Abrupt correction of chronic hyponatraemia can cause osmotic demyelination syndrome (ODS) characterized by massive astrocytic death. New research shows that this astrocyte loss is caused by severe alterations of proteostasis including protein aggregation and ubiquitylation.

Fabrice Gankam-Kengne and colleagues had previously shown that astrocyte death is one of the first pathological events in ODS. “We also showed that activation of microglia or breakdown of the blood–brain barrier were not the initiating events, so the question of how and why do astrocytes die remained,” says Gankam-Kengne.

urea might help to maintain adequate protein folding and act as a chemical chaperone

Using a rat model of osmotic demyelination, the researchers showed that rapid correction of hyponatraemia induced perinuclear protein aggregates, high levels of ubiquitylated proteins, endoplasmic reticulum (ER) chaperones and markers of ER stress, increased autophagy, unfolded protein response (UPR) activation and DNA damage in astrocytes. Abrupt restoration of sodium levels also altered the balance of apoptotic proteins and led to cell-cycle arrest in astrocytes.

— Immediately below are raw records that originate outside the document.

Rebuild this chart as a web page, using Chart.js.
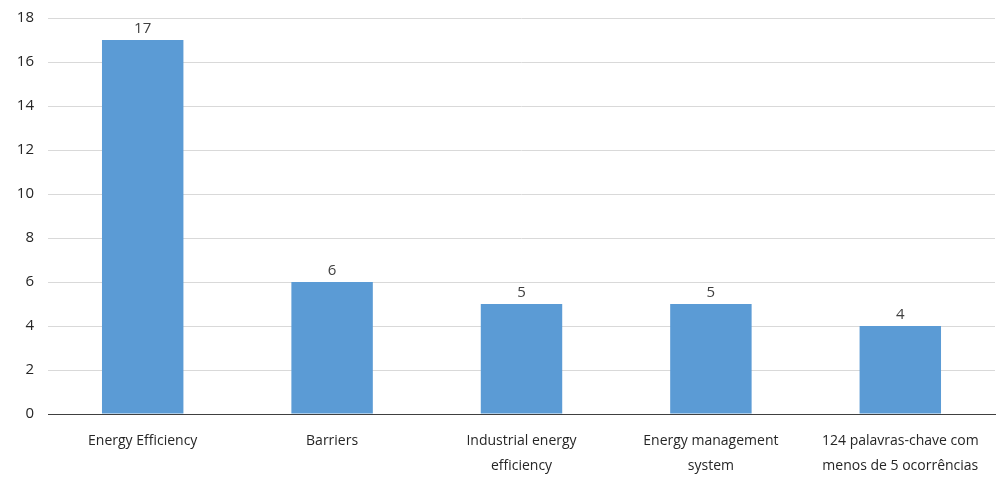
<!DOCTYPE html>
<html>
<head>
<meta charset="utf-8">
<script src="https://cdn.jsdelivr.net/npm/chart.js@4"></script>
<style>
  html, body { margin: 0; padding: 0; background: #fff; }
  #wrap { width: 999px; height: 477px; position: relative; }
</style>
</head>
<body>
<div id="wrap"><canvas id="chart"></canvas></div>
<script>
// DONNÉES
const categories = [
    'Energy Efficiency',
    'Barriers',
    ['Industrial energy', 'efficiency'],
    ['Energy management', 'system'],
    ['124 palavras-chave com', 'menos de 5 ocorrências']
];
const occurrences = [17, 6, 5, 5, 4];
const yTicks = [0, 2, 4, 6, 8, 10, 12, 14, 16, 18];

const fontFamily = "'Open Sans', 'Liberation Sans', sans-serif";

// étiquettes au-dessus des barres
const valueLabels = {
    id: 'valueLabels',
    afterDatasetsDraw(chart) {
        const ctx = chart.ctx;
        const meta = chart.getDatasetMeta(0);
        ctx.save();
        ctx.font = '15px ' + fontFamily;
        ctx.fillStyle = '#404040';
        ctx.textAlign = 'center';
        ctx.textBaseline = 'bottom';
        meta.data.forEach((bar, i) => {
            ctx.fillText(occurrences[i], bar.x, bar.y - 4);
        });
        ctx.restore();
    }
};

const ctx = document.getElementById('chart').getContext('2d');
new Chart(ctx, {
    type: 'bar',
    data: {
        labels: categories,
        datasets: [{
            data: occurrences,
            backgroundColor: '#5B9BD5',
            borderWidth: 0,
            barPercentage: 0.43,
            categoryPercentage: 1
        }]
    },
    options: {
        responsive: true,
        maintainAspectRatio: false,
        animation: false,
        layout: { padding: { top: 18, right: 4, left: 0, bottom: 0 } },
        plugins: { legend: { display: false }, tooltip: { enabled: false } },
        scales: {
            x: {
                grid: { display: false, drawTicks: false },
                border: { color: '#404040', width: 1 },
                afterFit: axis => { axis.height = 63; },
                ticks: {
                    color: '#262626',
                    font: { family: fontFamily, size: 14, lineHeight: 1.75 },
                    padding: 15,
                    maxRotation: 0,
                    autoSkip: false
                }
            },
            y: {
                min: 0,
                max: 18,
                afterBuildTicks: axis => { axis.ticks = yTicks.map(v => ({ value: v })); },
                afterFit: axis => {
                    axis.width = 48;
                    axis.paddingTop = 0;
                    axis.paddingBottom = 0;
                },
                grid: { color: '#D9D9D9', drawTicks: false },
                border: { display: false },
                ticks: {
                    color: '#262626',
                    font: { family: fontFamily, size: 15 },
                    padding: 14
                }
            }
        }
    },
    plugins: [valueLabels]
});
</script>
</body>
</html>
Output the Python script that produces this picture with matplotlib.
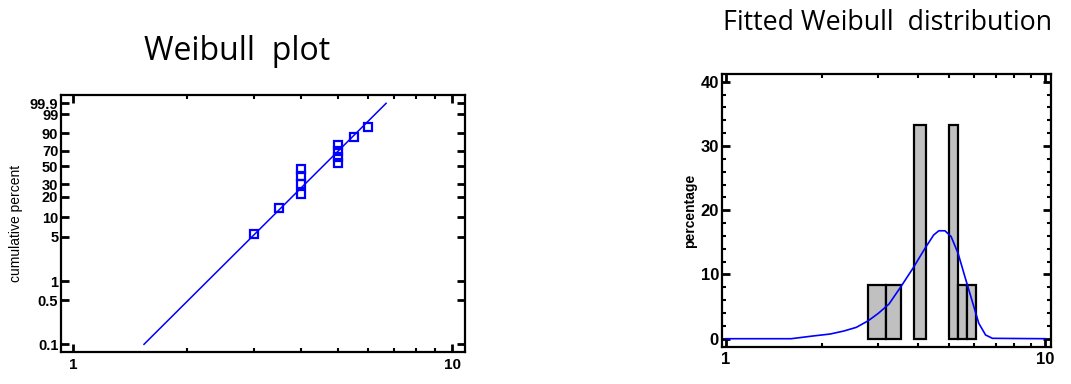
import numpy as np
import matplotlib
matplotlib.use('Agg')
from matplotlib import pyplot as plt
from matplotlib.ticker import FixedLocator, NullFormatter

# Weibull probability plot: sample values and their cumulative percent
sample_x = [3, 3.5, 4, 4, 4, 4, 5, 5, 5, 5, 5.5, 6]
cum_pct = [5.6, 13.7, 21.8, 29.8, 37.9, 46.0, 54.0, 62.1, 70.2, 78.2, 86.3, 94.4]
fit_x = [1.54, 6.69]
fit_pct = [0.1, 99.9]
pct_ticks = [0.1, 0.5, 1, 5, 10, 20, 30, 50, 70, 90, 99, 99.9]
pct_labels = ['0.1', '0.5', '1', '5', '10', '20', '30', '50', '70', '90', '99', '99.9']

# histogram bars (left edge, right edge, percentage)
bar_left = [2.78, 3.17, 3.88, 5.0, 5.33, 5.68]
bar_right = [3.17, 3.53, 4.23, 5.33, 5.68, 6.07]
bar_pct = [8.33, 8.33, 33.33, 33.33, 8.33, 8.33]

# fitted density curve
curve_x = [1.0, 1.60, 1.87, 2.12, 2.34, 2.56, 2.79, 3.0, 3.24, 3.53, 3.85, 4.2,
           4.47, 4.64, 4.85, 5.07, 5.33, 5.6, 5.89, 6.19, 6.5, 6.83, 10.0]
curve_pct = [0, 0, 0.42, 0.73, 1.2, 1.77, 2.8, 3.95, 5.4, 8.1, 10.96, 14.07,
             16.14, 16.8, 16.8, 15.9, 13.3, 9.65, 6.0, 2.4, 0.58, 0.06, 0]

blue = '#0000FF'
tick_font = {'family': 'Liberation Sans', 'weight': 'bold'}


def wb_fwd(p):
    p = np.clip(np.asarray(p, dtype=float), 1e-6, 100 - 1e-6)
    return np.log(-np.log(1 - p / 100.0))


def wb_inv(y):
    return 100.0 * (1 - np.exp(-np.exp(np.asarray(y, dtype=float))))


fig = plt.figure(figsize=(10.71, 3.84), dpi=100)

# ---- Weibull plot ----
ax1 = fig.add_axes([0.0570, 0.0833, 0.3772, 0.6693])
ax1.plot(fit_x, fit_pct, color=blue, lw=1.1, zorder=2)
ax1.plot(sample_x, cum_pct, ls='none', marker='s', ms=5.5, mfc='none',
         mec=blue, mew=1.6, zorder=3)
ax1.set_xscale('log')
ax1.set_yscale('function', functions=(wb_fwd, wb_inv))
ax1.set_xlim(0.931, 10.8)
ax1.set_ylim(0.0754, 99.9915)
ax1.yaxis.set_major_locator(FixedLocator(pct_ticks))
ax1.set_yticklabels(pct_labels, fontdict=tick_font, fontsize=10.5)
ax1.yaxis.set_minor_locator(FixedLocator([]))
ax1.xaxis.set_major_locator(FixedLocator([1, 10]))
ax1.set_xticklabels(['1', '10'], fontdict=tick_font, fontsize=11)
ax1.xaxis.set_minor_locator(FixedLocator([2, 3, 4, 5, 6, 7, 8, 9]))
ax1.xaxis.set_minor_formatter(NullFormatter())
ax1.tick_params(which='major', direction='in', length=6, width=2,
                left=True, right=True, top=True, bottom=True, pad=2)
ax1.tick_params(axis='x', which='major', pad=4)
ax1.tick_params(which='minor', direction='in', length=3, width=1.5,
                top=True, bottom=True)
for s in ax1.spines.values():
    s.set_linewidth(1.6)
ax1.set_ylabel('cumulative percent', fontfamily='Liberation Sans', fontsize=10)
ax1.yaxis.set_label_coords(-0.094, 0.5)
fig.text(0.2217, 0.865, 'Weibull  plot', fontfamily='Open Sans', fontsize=23,
         ha='center', va='center')

# ---- Fitted Weibull distribution ----
ax2 = fig.add_axes([0.6739, 0.0971, 0.3072, 0.7094])
widths = [r - l for l, r in zip(bar_left, bar_right)]
ax2.bar(bar_left, bar_pct, width=widths, align='edge', color='#C0C0C0',
        edgecolor='black', linewidth=1.6, zorder=2)
ax2.plot(curve_x, curve_pct, color=blue, lw=1.2, zorder=3)
ax2.set_xscale('log')
ax2.set_xlim(0.97, 10.4)
ax2.set_ylim(-1.245, 41.15)
ax2.xaxis.set_major_locator(FixedLocator([1, 10]))
ax2.set_xticklabels(['1', '10'], fontdict=tick_font, fontsize=12)
ax2.xaxis.set_minor_locator(FixedLocator([2, 3, 4, 5, 6, 7, 8, 9]))
ax2.xaxis.set_minor_formatter(NullFormatter())
ax2.yaxis.set_major_locator(FixedLocator([0, 10, 20, 30, 40]))
ax2.set_yticklabels(['0', '10', '20', '30', '40'], fontdict=tick_font, fontsize=12)
ax2.yaxis.set_minor_locator(FixedLocator(np.arange(0, 41, 2)))
ax2.tick_params(which='major', direction='in', length=6, width=2,
                left=True, right=True, top=True, bottom=True, pad=2)
ax2.tick_params(axis='x', which='major', pad=4)
ax2.tick_params(which='minor', direction='in', length=3, width=1.5,
                left=True, right=True, top=True, bottom=True)
for s in ax2.spines.values():
    s.set_linewidth(1.6)
ax2.set_ylabel('percentage', fontfamily='Liberation Sans', fontsize=10,
               fontweight='bold')
ax2.yaxis.set_label_coords(-0.075, 0.5)
fig.text(0.829, 0.94, 'Fitted Weibull  distribution', fontfamily='Open Sans',
         fontsize=19.3, ha='center', va='center')

plt.savefig('out.png', dpi=100)
plt.close('all')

All of these pathological changes were restricted to astrocytes in regions prone to demyelination in ODS.

Interestingly, correction of hyponatraemia with urea decreased the levels of ubiquitylated proteins, ER stress markers, UPR activation and autophagy, restored the balance of apoptotic proteins and prevented DNA damage. “These results confirm that in osmotic stress conditions, urea might help to maintain adequate protein folding and act as a chemical chaperone, much like organic osmolytes,” says Gankam-Kengne.

In future studies, the researchers plan to investigate how the brain senses changes osmolality and if classic osmolytes such as myoinositol preserve proteostasis. “It will also be interesting to see if the changes that we saw in the rat brain are also present in human autopsy material,” says Gankam-Kengne.